A separate premium on beans from both countries paid by chocolate makers also made their cocoa expensive in a sluggish market, forcing cocoa buyers to demand discounts.

"While they are paying (the LID) on the right hand, they are taking the money from the left hand by not paying the country premium," Joseph Boahen Aidoo, the chief executive of Ghana's cocoa regulator COCOBOD, told journalists in Abidjan.

"Once the country differential is discounted by between 100 and 250 pounds sterling ($348.25), it means essentially the LID has been eroded," Aidoo said on the sideline of a meeting where the countries launched an organisation to represent them.

He added that consumers buy brand chocolates and pay the premium price for chocolate which should go to the farmers.

"This amounts to robbing the consumers by collecting premium on bars of chocolate and then refusing to pay when buying cocoa beans," he said. "Very soon the buyers may force us to name and shame all those who are not paying the country premium."

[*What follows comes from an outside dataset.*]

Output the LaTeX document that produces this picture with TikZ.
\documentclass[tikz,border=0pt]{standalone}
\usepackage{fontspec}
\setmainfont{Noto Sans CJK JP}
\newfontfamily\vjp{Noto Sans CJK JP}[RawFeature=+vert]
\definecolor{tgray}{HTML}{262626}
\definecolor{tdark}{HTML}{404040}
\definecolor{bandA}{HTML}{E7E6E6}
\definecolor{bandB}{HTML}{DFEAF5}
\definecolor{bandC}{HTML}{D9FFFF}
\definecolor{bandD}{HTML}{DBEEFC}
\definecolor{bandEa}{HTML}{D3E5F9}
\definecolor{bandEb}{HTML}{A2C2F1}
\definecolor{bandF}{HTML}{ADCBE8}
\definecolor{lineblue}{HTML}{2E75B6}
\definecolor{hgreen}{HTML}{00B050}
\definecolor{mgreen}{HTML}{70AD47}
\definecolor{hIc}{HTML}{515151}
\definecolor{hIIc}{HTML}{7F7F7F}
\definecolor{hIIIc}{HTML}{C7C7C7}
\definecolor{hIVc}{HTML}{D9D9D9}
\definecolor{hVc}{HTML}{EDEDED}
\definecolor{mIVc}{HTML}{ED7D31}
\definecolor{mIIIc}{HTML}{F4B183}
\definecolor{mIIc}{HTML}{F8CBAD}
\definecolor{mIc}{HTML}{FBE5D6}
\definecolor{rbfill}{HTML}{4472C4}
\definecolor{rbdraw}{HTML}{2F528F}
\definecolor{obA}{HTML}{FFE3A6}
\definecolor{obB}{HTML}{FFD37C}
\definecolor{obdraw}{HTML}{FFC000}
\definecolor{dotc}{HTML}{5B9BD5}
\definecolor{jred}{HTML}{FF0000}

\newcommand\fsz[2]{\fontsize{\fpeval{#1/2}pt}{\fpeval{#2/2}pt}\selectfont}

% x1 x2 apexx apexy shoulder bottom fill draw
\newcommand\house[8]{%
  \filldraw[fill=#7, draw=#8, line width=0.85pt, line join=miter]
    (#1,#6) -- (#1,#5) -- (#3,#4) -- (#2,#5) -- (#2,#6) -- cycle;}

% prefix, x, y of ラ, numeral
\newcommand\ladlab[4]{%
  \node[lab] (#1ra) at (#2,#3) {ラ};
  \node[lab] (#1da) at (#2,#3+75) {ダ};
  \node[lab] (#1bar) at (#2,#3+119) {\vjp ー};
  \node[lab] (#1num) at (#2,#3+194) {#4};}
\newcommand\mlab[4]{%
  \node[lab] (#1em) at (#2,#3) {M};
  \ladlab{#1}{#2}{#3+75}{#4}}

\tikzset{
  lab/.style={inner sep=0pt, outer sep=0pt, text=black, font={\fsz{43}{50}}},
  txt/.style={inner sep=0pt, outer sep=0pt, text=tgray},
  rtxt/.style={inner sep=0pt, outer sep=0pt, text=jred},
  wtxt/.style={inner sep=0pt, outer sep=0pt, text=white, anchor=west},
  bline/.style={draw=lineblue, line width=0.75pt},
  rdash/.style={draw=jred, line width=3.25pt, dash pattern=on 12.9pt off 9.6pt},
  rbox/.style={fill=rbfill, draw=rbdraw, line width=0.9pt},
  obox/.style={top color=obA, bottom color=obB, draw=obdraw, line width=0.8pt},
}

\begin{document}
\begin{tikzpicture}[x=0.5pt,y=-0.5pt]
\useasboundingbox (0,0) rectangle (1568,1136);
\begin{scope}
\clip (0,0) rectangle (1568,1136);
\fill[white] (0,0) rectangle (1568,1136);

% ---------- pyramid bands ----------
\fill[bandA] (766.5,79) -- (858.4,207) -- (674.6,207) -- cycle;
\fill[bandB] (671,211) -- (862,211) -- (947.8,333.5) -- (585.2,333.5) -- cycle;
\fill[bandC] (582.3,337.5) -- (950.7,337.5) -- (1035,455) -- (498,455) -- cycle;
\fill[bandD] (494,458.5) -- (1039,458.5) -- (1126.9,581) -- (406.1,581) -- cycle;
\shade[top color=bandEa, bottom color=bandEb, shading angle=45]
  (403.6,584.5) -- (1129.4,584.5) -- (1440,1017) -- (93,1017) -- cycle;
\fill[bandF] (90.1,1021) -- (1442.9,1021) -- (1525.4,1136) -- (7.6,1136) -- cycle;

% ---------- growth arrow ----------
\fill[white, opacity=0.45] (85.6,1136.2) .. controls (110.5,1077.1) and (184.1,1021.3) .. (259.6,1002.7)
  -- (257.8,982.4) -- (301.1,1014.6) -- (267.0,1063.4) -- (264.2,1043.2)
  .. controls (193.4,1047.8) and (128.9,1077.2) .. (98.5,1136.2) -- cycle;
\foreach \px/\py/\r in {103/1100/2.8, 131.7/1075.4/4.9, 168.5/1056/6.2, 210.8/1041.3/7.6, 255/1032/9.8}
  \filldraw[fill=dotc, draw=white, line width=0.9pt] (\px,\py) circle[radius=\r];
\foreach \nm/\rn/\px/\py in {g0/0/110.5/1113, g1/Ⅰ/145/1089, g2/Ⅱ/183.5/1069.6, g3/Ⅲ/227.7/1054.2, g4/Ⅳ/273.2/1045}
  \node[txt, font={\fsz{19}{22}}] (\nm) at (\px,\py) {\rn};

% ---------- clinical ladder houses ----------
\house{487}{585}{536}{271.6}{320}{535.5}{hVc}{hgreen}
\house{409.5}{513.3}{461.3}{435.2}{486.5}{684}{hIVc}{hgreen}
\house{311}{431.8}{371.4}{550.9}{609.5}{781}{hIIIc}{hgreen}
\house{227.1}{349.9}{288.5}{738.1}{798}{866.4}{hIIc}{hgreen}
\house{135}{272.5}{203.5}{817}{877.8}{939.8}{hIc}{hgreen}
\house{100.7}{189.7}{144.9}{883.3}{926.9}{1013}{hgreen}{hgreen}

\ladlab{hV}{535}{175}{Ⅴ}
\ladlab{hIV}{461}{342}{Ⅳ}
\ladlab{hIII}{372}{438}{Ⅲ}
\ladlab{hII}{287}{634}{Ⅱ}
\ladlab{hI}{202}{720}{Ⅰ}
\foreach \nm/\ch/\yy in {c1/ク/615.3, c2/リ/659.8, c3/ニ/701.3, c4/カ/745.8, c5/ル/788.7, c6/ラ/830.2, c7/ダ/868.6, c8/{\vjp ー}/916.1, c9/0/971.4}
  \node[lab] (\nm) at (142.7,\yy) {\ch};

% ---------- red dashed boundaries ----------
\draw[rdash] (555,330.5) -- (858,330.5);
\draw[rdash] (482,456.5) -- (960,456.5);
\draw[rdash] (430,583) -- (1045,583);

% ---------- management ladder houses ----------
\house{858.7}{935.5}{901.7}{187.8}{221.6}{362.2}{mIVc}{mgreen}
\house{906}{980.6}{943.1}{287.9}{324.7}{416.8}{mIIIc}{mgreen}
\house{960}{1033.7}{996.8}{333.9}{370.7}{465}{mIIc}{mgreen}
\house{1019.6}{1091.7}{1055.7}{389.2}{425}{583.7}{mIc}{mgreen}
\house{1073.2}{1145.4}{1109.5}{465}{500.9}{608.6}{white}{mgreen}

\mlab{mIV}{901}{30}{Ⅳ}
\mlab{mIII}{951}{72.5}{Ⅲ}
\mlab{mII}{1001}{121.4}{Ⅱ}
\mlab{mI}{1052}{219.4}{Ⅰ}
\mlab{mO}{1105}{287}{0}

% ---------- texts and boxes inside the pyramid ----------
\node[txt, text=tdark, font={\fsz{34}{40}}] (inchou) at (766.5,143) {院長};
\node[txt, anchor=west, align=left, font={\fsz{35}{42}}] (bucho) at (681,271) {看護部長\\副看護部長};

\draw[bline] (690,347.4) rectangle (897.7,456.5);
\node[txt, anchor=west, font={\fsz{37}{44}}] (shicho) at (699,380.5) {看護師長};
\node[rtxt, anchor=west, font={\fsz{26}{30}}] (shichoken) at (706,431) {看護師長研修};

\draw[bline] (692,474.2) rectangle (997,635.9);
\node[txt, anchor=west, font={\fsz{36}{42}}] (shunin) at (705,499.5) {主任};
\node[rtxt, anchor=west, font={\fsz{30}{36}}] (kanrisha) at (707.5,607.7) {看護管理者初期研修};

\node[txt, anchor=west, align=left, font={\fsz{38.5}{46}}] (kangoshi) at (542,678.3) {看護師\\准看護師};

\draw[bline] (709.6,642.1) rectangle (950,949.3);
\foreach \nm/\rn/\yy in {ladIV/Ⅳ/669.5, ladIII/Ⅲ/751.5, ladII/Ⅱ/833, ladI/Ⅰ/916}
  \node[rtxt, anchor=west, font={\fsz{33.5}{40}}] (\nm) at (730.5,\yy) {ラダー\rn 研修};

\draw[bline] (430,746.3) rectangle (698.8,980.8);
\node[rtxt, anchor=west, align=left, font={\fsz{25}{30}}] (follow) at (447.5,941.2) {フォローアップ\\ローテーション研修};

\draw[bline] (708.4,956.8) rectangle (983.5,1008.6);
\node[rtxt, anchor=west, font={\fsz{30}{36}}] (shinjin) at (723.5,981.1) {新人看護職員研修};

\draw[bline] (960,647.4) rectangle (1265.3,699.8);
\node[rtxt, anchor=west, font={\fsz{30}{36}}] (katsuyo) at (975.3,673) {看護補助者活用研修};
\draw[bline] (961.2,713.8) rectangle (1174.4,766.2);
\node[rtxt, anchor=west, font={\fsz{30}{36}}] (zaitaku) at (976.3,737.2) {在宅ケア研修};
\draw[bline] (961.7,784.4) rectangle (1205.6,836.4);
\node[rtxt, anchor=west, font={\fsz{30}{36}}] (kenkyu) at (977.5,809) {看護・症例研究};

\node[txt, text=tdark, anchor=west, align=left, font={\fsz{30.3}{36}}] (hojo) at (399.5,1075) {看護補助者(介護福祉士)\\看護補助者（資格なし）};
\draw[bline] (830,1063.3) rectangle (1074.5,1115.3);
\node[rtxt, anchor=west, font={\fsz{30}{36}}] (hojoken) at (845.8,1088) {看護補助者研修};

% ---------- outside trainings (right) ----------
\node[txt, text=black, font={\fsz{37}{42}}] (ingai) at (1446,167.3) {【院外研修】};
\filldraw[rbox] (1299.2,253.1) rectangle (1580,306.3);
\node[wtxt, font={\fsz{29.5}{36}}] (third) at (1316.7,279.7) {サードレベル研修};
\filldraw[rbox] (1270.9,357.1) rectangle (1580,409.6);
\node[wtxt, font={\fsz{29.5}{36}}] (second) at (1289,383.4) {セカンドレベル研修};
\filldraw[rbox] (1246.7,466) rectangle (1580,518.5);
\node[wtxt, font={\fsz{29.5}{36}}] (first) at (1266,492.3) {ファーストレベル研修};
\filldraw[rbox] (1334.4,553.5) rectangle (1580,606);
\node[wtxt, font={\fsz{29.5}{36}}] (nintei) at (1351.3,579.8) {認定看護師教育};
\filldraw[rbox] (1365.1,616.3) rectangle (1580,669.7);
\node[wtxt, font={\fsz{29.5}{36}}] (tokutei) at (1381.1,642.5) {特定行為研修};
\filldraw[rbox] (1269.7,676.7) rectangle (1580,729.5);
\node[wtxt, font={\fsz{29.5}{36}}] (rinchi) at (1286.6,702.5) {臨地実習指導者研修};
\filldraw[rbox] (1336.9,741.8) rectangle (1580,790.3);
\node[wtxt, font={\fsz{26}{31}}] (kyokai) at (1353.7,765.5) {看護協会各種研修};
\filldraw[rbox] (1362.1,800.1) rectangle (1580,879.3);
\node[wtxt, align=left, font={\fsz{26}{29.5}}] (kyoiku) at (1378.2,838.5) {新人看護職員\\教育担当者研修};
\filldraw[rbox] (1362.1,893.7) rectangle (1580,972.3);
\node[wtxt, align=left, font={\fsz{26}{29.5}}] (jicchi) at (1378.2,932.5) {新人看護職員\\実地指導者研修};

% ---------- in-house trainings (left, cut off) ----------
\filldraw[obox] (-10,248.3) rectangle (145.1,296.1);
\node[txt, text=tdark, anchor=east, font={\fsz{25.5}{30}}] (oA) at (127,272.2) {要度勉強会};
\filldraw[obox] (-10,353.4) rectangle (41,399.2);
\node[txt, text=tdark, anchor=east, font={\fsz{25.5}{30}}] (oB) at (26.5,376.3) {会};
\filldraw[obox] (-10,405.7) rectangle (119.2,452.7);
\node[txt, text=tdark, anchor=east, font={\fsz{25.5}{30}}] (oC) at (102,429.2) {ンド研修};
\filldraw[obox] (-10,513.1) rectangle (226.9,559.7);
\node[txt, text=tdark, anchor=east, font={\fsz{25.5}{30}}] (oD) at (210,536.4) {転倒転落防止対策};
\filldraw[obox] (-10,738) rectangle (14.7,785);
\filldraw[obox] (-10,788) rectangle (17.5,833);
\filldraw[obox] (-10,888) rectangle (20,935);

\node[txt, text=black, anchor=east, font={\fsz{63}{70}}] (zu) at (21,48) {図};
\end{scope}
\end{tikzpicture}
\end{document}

He declined to name the chocolate makers.

Yves Brahima Kone, the head of Ivory Coast's Cocoa and Coffee Council regulator, told journalists that some buyers in the sector had a short-term view.

"They want to make money today and do not think about tomorrow," adding that while the chocolate makers are reluctant to pay the LID which could cost around $900 million globally, the industry was spending $5 billion on marketing.